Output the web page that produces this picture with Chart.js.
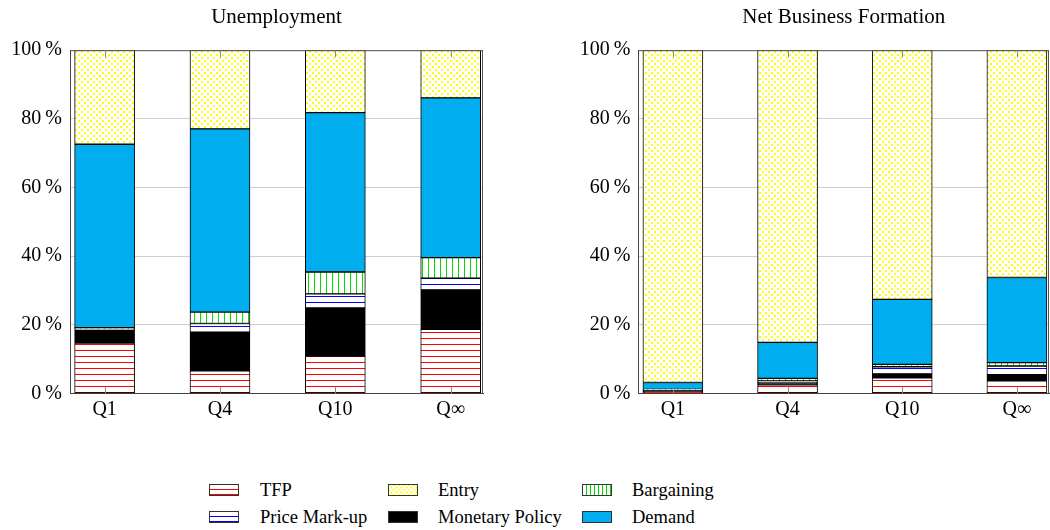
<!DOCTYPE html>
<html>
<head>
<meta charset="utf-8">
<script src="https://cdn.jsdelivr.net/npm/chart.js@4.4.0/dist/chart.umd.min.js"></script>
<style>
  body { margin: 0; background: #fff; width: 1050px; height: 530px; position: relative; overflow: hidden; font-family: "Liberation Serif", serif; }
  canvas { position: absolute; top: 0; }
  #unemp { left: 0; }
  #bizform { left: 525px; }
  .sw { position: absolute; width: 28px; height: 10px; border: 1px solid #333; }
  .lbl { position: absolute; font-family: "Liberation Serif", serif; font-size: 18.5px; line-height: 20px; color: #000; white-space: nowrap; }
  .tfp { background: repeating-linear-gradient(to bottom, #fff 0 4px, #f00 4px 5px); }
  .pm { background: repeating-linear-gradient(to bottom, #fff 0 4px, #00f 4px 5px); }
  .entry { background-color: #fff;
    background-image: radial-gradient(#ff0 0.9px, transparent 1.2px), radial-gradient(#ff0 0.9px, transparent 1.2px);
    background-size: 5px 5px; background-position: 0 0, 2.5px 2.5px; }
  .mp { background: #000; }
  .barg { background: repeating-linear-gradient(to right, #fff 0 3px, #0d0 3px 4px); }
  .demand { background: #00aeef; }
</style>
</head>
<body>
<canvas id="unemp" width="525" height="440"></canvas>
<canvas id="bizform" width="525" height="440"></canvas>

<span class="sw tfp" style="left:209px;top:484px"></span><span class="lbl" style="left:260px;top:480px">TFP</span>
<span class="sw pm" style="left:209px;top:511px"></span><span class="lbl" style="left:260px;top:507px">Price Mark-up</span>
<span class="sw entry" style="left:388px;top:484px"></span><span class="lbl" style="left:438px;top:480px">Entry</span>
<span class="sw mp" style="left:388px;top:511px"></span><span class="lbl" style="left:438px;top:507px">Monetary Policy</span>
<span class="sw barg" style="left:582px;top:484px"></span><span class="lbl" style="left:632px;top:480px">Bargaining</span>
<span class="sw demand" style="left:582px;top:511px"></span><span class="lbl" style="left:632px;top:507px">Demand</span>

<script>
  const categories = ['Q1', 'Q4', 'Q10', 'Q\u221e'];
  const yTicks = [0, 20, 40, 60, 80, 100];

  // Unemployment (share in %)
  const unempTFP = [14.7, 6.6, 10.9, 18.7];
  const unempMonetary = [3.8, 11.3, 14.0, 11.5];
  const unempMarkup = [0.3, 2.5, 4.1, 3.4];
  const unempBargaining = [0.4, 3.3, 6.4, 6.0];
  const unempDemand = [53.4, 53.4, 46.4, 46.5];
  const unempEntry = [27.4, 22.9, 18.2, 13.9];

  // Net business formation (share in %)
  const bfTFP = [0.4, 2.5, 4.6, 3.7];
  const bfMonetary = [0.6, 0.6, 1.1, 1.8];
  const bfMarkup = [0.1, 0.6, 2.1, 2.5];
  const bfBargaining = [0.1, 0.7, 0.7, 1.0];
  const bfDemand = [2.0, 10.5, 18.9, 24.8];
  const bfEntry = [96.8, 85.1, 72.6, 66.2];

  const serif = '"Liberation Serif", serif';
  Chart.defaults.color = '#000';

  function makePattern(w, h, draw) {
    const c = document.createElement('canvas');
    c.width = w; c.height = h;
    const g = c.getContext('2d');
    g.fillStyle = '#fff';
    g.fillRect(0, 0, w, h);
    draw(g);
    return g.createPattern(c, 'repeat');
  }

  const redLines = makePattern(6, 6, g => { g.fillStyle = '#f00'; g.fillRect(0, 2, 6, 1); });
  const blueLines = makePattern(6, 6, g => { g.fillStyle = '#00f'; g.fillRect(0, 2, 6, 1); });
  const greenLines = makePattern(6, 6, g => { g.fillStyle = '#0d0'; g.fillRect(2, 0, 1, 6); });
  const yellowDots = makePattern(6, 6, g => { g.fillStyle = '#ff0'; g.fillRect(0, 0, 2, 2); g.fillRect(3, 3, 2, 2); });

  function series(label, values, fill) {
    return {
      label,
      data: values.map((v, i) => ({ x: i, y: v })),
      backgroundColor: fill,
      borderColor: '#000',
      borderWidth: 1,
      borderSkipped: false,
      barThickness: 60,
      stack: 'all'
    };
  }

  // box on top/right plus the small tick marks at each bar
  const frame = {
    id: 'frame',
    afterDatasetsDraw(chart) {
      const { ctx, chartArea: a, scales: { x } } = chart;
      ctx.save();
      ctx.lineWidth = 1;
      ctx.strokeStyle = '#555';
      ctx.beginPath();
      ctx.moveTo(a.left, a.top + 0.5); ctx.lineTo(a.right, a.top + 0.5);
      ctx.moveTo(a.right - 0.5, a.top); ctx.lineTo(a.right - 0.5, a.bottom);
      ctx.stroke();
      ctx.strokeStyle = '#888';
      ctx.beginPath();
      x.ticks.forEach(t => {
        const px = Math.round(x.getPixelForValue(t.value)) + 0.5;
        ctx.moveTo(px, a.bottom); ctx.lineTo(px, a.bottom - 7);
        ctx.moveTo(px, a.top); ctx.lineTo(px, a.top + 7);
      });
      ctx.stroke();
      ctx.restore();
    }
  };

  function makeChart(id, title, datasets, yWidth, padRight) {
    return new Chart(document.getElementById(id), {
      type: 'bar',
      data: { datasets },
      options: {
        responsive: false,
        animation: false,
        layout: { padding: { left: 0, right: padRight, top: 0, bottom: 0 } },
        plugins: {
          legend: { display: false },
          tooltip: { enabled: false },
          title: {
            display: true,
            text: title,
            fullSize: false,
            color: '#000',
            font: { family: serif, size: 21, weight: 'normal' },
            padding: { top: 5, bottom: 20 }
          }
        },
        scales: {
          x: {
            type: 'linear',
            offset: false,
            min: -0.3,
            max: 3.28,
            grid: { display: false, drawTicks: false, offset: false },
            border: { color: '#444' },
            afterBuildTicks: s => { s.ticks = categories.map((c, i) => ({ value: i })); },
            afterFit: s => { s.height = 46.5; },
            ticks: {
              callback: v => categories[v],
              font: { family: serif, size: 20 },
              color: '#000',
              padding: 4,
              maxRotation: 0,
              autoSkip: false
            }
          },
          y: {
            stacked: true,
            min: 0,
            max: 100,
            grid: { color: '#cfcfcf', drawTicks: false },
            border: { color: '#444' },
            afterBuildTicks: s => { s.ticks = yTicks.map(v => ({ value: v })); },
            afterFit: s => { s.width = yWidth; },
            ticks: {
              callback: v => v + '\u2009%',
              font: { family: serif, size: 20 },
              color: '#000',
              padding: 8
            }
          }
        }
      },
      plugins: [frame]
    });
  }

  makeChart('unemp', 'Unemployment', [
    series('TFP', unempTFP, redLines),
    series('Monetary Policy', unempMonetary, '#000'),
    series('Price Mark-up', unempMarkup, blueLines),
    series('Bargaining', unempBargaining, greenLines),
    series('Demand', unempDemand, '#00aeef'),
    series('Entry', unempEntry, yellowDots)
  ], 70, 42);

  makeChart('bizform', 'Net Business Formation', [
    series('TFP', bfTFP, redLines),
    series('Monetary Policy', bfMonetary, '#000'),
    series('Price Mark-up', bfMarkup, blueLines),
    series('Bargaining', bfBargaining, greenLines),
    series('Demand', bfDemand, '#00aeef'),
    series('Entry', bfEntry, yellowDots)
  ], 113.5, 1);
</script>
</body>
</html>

_ _ _ _

### Task objective
Transcribe the material exactly, keeping every word and none of the pictures.

### Exercise answer
Output the web page that produces this picture with Chart.js.
<!DOCTYPE html>
<html>
<head>
<meta charset="utf-8">
<script src="https://cdn.jsdelivr.net/npm/chart.js@4.4.0/dist/chart.umd.min.js"></script>
<style>
  body { margin: 0; background: #fff; width: 1050px; height: 530px; position: relative; overflow: hidden; font-family: "Liberation Serif", serif; }
  canvas { position: absolute; top: 0; }
  #unemp { left: 0; }
  #bizform { left: 525px; }
  .sw { position: absolute; width: 28px; height: 10px; border: 1px solid #333; }
  .lbl { position: absolute; font-family: "Liberation Serif", serif; font-size: 18.5px; line-height: 20px; color: #000; white-space: nowrap; }
  .tfp { background: repeating-linear-gradient(to bottom, #fff 0 4px, #f00 4px 5px); }
  .pm { background: repeating-linear-gradient(to bottom, #fff 0 4px, #00f 4px 5px); }
  .entry { background-color: #fff;
    background-image: radial-gradient(#ff0 0.9px, transparent 1.2px), radial-gradient(#ff0 0.9px, transparent 1.2px);
    background-size: 5px 5px; background-position: 0 0, 2.5px 2.5px; }
  .mp { background: #000; }
  .barg { background: repeating-linear-gradient(to right, #fff 0 3px, #0d0 3px 4px); }
  .demand { background: #00aeef; }
</style>
</head>
<body>
<canvas id="unemp" width="525" height="440"></canvas>
<canvas id="bizform" width="525" height="440"></canvas>

<span class="sw tfp" style="left:209px;top:484px"></span><span class="lbl" style="left:260px;top:480px">TFP</span>
<span class="sw pm" style="left:209px;top:511px"></span><span class="lbl" style="left:260px;top:507px">Price Mark-up</span>
<span class="sw entry" style="left:388px;top:484px"></span><span class="lbl" style="left:438px;top:480px">Entry</span>
<span class="sw mp" style="left:388px;top:511px"></span><span class="lbl" style="left:438px;top:507px">Monetary Policy</span>
<span class="sw barg" style="left:582px;top:484px"></span><span class="lbl" style="left:632px;top:480px">Bargaining</span>
<span class="sw demand" style="left:582px;top:511px"></span><span class="lbl" style="left:632px;top:507px">Demand</span>

<script>
  const categories = ['Q1', 'Q4', 'Q10', 'Q\u221e'];
  const yTicks = [0, 20, 40, 60, 80, 100];

  // Unemployment (share in %)
  const unempTFP = [14.7, 6.6, 10.9, 18.7];
  const unempMonetary = [3.8, 11.3, 14.0, 11.5];
  const unempMarkup = [0.3, 2.5, 4.1, 3.4];
  const unempBargaining = [0.4, 3.3, 6.4, 6.0];
  const unempDemand = [53.4, 53.4, 46.4, 46.5];
  const unempEntry = [27.4, 22.9, 18.2, 13.9];

  // Net business formation (share in %)
  const bfTFP = [0.4, 2.5, 4.6, 3.7];
  const bfMonetary = [0.6, 0.6, 1.1, 1.8];
  const bfMarkup = [0.1, 0.6, 2.1, 2.5];
  const bfBargaining = [0.1, 0.7, 0.7, 1.0];
  const bfDemand = [2.0, 10.5, 18.9, 24.8];
  const bfEntry = [96.8, 85.1, 72.6, 66.2];

  const serif = '"Liberation Serif", serif';
  Chart.defaults.color = '#000';

  function makePattern(w, h, draw) {
    const c = document.createElement('canvas');
    c.width = w; c.height = h;
    const g = c.getContext('2d');
    g.fillStyle = '#fff';
    g.fillRect(0, 0, w, h);
    draw(g);
    return g.createPattern(c, 'repeat');
  }

  const redLines = makePattern(6, 6, g => { g.fillStyle = '#f00'; g.fillRect(0, 2, 6, 1); });
  const blueLines = makePattern(6, 6, g => { g.fillStyle = '#00f'; g.fillRect(0, 2, 6, 1); });
  const greenLines = makePattern(6, 6, g => { g.fillStyle = '#0d0'; g.fillRect(2, 0, 1, 6); });
  const yellowDots = makePattern(6, 6, g => { g.fillStyle = '#ff0'; g.fillRect(0, 0, 2, 2); g.fillRect(3, 3, 2, 2); });

  function series(label, values, fill) {
    return {
      label,
      data: values.map((v, i) => ({ x: i, y: v })),
      backgroundColor: fill,
      borderColor: '#000',
      borderWidth: 1,
      borderSkipped: false,
      barThickness: 60,
      stack: 'all'
    };
  }

  // box on top/right plus the small tick marks at each bar
  const frame = {
    id: 'frame',
    afterDatasetsDraw(chart) {
      const { ctx, chartArea: a, scales: { x } } = chart;
      ctx.save();
      ctx.lineWidth = 1;
      ctx.strokeStyle = '#555';
      ctx.beginPath();
      ctx.moveTo(a.left, a.top + 0.5); ctx.lineTo(a.right, a.top + 0.5);
      ctx.moveTo(a.right - 0.5, a.top); ctx.lineTo(a.right - 0.5, a.bottom);
      ctx.stroke();
      ctx.strokeStyle = '#888';
      ctx.beginPath();
      x.ticks.forEach(t => {
        const px = Math.round(x.getPixelForValue(t.value)) + 0.5;
        ctx.moveTo(px, a.bottom); ctx.lineTo(px, a.bottom - 7);
        ctx.moveTo(px, a.top); ctx.lineTo(px, a.top + 7);
      });
      ctx.stroke();
      ctx.restore();
    }
  };

  function makeChart(id, title, datasets, yWidth, padRight) {
    return new Chart(document.getElementById(id), {
      type: 'bar',
      data: { datasets },
      options: {
        responsive: false,
        animation: false,
        layout: { padding: { left: 0, right: padRight, top: 0, bottom: 0 } },
        plugins: {
          legend: { display: false },
          tooltip: { enabled: false },
          title: {
            display: true,
            text: title,
            fullSize: false,
            color: '#000',
            font: { family: serif, size: 21, weight: 'normal' },
            padding: { top: 5, bottom: 20 }
          }
        },
        scales: {
          x: {
            type: 'linear',
            offset: false,
            min: -0.3,
            max: 3.28,
            grid: { display: false, drawTicks: false, offset: false },
            border: { color: '#444' },
            afterBuildTicks: s => { s.ticks = categories.map((c, i) => ({ value: i })); },
            afterFit: s => { s.height = 46.5; },
            ticks: {
              callback: v => categories[v],
              font: { family: serif, size: 20 },
              color: '#000',
              padding: 4,
              maxRotation: 0,
              autoSkip: false
            }
          },
          y: {
            stacked: true,
            min: 0,
            max: 100,
            grid: { color: '#cfcfcf', drawTicks: false },
            border: { color: '#444' },
            afterBuildTicks: s => { s.ticks = yTicks.map(v => ({ value: v })); },
            afterFit: s => { s.width = yWidth; },
            ticks: {
              callback: v => v + '\u2009%',
              font: { family: serif, size: 20 },
              color: '#000',
              padding: 8
            }
          }
        }
      },
      plugins: [frame]
    });
  }

  makeChart('unemp', 'Unemployment', [
    series('TFP', unempTFP, redLines),
    series('Monetary Policy', unempMonetary, '#000'),
    series('Price Mark-up', unempMarkup, blueLines),
    series('Bargaining', unempBargaining, greenLines),
    series('Demand', unempDemand, '#00aeef'),
    series('Entry', unempEntry, yellowDots)
  ], 70, 42);

  makeChart('bizform', 'Net Business Formation', [
    series('TFP', bfTFP, redLines),
    series('Monetary Policy', bfMonetary, '#000'),
    series('Price Mark-up', bfMarkup, blueLines),
    series('Bargaining', bfBargaining, greenLines),
    series('Demand', bfDemand, '#00aeef'),
    series('Entry', bfEntry, yellowDots)
  ], 113.5, 1);
</script>
</body>
</html>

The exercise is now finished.